Berlín. El cine argentino compitió ayer en la Berlinale con Un mundo misterioso, un retrato de la absoluta apatía dirigido por Rodrigo Moreno, compartiendo jornada a concurso con la turca Bizim Büyük Caresizligimiz (Our grand despair), mientras el festival esperaba a Colin Firth sobre su alfombra roja.

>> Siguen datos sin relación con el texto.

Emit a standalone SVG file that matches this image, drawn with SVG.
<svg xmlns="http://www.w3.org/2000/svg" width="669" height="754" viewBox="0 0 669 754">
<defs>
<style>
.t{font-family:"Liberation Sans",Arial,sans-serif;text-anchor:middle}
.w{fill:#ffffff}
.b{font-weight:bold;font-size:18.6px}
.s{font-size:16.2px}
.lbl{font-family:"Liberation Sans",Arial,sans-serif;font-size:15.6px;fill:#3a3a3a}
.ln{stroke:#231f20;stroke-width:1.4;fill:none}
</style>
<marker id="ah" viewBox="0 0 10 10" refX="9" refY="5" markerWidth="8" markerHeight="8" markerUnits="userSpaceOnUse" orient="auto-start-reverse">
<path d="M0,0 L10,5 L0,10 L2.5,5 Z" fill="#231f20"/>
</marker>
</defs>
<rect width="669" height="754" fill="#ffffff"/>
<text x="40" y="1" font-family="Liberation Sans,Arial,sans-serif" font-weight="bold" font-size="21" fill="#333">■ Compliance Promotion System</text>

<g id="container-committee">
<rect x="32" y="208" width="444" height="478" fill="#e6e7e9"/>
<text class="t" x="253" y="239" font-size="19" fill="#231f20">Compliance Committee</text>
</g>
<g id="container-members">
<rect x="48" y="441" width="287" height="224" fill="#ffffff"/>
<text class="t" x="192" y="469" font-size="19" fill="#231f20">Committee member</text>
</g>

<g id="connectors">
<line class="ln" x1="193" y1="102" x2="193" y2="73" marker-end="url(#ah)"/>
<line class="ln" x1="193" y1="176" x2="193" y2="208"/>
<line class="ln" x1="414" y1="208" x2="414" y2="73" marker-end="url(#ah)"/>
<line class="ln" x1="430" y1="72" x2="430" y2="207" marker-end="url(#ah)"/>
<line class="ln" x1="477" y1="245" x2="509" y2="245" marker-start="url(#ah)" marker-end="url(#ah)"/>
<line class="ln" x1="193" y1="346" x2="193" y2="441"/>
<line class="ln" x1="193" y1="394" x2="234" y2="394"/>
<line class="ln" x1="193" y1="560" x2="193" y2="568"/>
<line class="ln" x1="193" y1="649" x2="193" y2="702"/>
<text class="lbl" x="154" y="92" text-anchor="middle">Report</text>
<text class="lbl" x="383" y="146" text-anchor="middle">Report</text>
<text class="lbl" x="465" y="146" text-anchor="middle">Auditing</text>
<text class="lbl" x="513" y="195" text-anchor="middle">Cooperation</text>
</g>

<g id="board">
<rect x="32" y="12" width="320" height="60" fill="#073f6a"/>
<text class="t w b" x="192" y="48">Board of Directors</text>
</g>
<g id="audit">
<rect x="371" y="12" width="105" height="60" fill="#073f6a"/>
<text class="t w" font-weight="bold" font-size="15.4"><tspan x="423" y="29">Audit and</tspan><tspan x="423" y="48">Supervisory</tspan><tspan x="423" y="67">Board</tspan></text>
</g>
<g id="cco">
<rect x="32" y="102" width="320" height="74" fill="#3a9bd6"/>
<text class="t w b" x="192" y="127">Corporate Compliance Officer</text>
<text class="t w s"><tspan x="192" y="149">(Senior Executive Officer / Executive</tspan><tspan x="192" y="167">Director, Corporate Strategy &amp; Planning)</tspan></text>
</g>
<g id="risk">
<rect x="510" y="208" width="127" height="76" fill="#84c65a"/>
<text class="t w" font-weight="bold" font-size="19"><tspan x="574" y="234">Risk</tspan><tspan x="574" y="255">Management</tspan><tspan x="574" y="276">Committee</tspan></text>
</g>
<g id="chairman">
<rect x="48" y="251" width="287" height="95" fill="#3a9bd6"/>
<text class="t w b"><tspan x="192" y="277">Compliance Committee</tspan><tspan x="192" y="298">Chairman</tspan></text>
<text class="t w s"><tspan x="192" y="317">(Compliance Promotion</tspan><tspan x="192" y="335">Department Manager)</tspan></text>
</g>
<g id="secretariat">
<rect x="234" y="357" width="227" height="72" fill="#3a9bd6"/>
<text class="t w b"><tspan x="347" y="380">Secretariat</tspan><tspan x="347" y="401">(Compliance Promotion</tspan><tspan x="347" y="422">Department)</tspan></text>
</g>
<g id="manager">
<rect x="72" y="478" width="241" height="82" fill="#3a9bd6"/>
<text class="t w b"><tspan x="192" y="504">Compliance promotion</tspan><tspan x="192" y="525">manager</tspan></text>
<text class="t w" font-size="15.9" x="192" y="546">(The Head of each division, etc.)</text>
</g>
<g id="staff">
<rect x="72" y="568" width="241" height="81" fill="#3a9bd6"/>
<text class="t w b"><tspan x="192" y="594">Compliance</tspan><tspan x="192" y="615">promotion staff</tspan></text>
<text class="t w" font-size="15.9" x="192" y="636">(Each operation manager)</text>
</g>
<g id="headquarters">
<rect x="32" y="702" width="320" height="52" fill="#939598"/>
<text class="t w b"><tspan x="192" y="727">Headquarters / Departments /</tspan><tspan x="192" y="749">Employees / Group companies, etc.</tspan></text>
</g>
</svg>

Cinco años después de ganar el Premio Alfred Bauer de la Berlinale con su magnífico El Custodio, Moreno presentó su segundo largometraje en esa misma plaza, con un filme que el director del festival, Dieter Kosslick, había anunciado como un "elogio a la lentitud". Si en El Custodio, el director bonaerense seguía con su cámara a un individuo solitario para acabar trazando un impecable retrato de la soledad, en su versión más radical, aquí apuesta por una fórmula parecida, sólo que el sujeto al que sigue ahora es un ser vacío. Boris, interpretado por Esteban Bigliardi, es un joven al que su pareja pide "una pausa por un tiempo", a lo que sucede un deambular sobre un destartalado Tokha, un auto de fabricación rumana que arrebata el protagonismo a la teórica figura central del filme. Se trata de un ser apático, rodeado de seres igualmente apáticos, lo que acabará contaminando por completo el filme. La única tarea en que parece ser capaz de concentrarse Boris es lograr que el auto funcione, lo que no le impide asistir con la máxima apatía al momento en que lo pierde, como perdió a su chica.

El apático mundo misterioso de Moreno no sólo no lo logró, sino que se llevó, en el pase previo para la prensa diaria, algunos abucheos, los primeros del festival. Mejor acogida recibió el filme turco a competición, una conmovedora historia de amor y de amistad dirigida por Seyfi Teoman, que se mueve en el Estambul de nuestros días y principalmente entre un terceto de jóvenes estudiantes que comparten piso. Todo gira en torno a la chica, Günes Sayin, una muchacha encantadora a la que por supuesto los dos compañeros masculinos tratarán como a una princesa -ella acaba de perder a sus padres en un accidente- y de la cual se enamorarán ambos, como no podría ser de otro modo. Nada en el argumento escapa a lo previsto, pero de alguna manera resultó gratificante comprobar cómo las llamadas cinematografías periféricas colocan a la Berlinale ante seres reales, confrontados a grandes o menores problemas igualmente auténticos.